Underlying all this (and specifically underlying the national policy review) is the drive by the federal party caucus to arrogate to itself more power and authority in making and interpreting policy. In this regard the Greens are duplicating the errors of the Labor Party, developing a federal party structure dominated by an increasingly non-transparent and unaccountable caucus, sustained by a growing caste of careerist parliamentary and party staffers, and characterised by a “consensus” caucus authoritarianism as potent as the “majoritarian” caucus authoritarianism of Labor. Labor Senator Doug Cameron in 2010 lamented how the authoritarian caucus system was creating a party of “zombies”. He of course recently joined the undead on the asylum-seeker “compromise”. In many ways the Greens are stumbling off down the same road.
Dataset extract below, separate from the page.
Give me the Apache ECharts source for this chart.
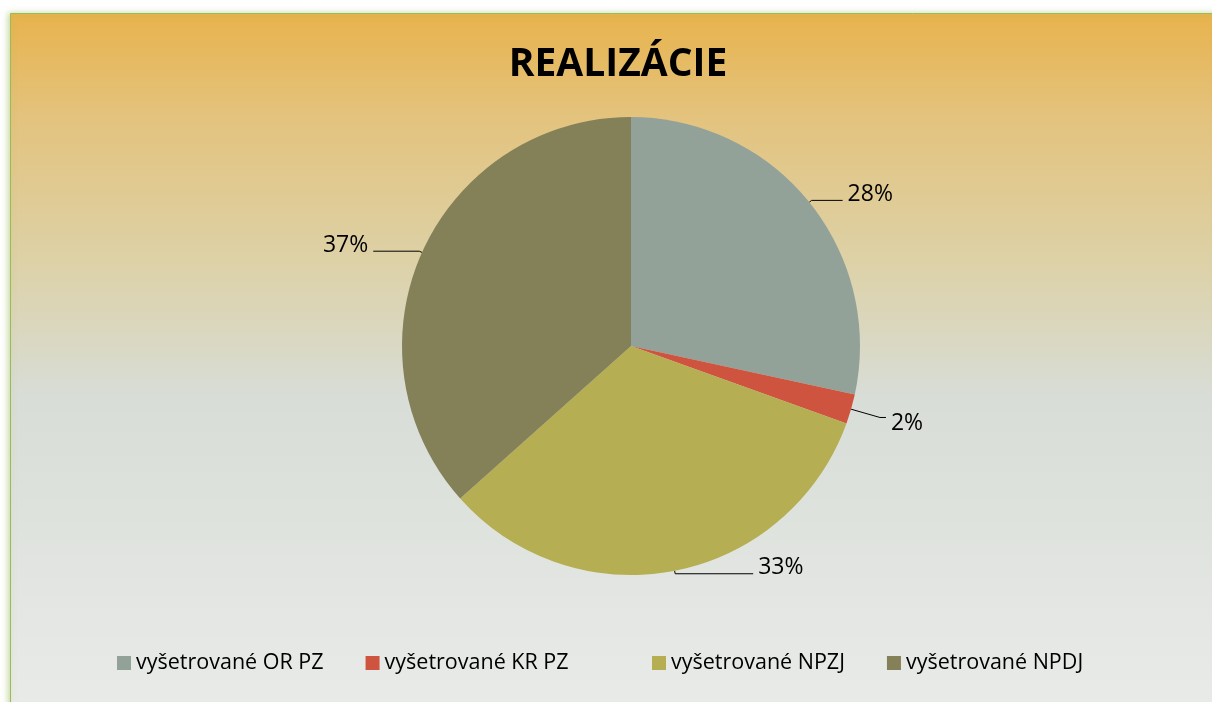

Electorally the Greens are being driven by the hubris and fantasy that they are going to keep on winning more seats and growing their vote. The Green vote for the foreseeable future is likely to remain at or below the 10-12 percent range, with minimal opportunities to draw further votes away from a Labor party unlikely, at this time, to lose its rock-bottom, rusted on, working class base. Liberal voters are unlikely to shift support to the Greens no matter how much the party moderates its policies. The Greens may find themselves in the parliamentary world of the undead centre: the political life drained out of them by abandoning harder edged left-oppositional approaches that characterised the Greens rise from the 1980s, yet unloved (if occasionally necessary) as a presence in a parliamentary and government culture that prizes the “stability” of the two-party system.

The Greens have been fond of repeating Bob Brown’s line that unlike the Democrats before them, they are not there to “keep the bastard honest” but to “replace them”. Unless they change course, the fate that awaits the Greens is that the only bastards they are likely to replace are the Democrats themselves.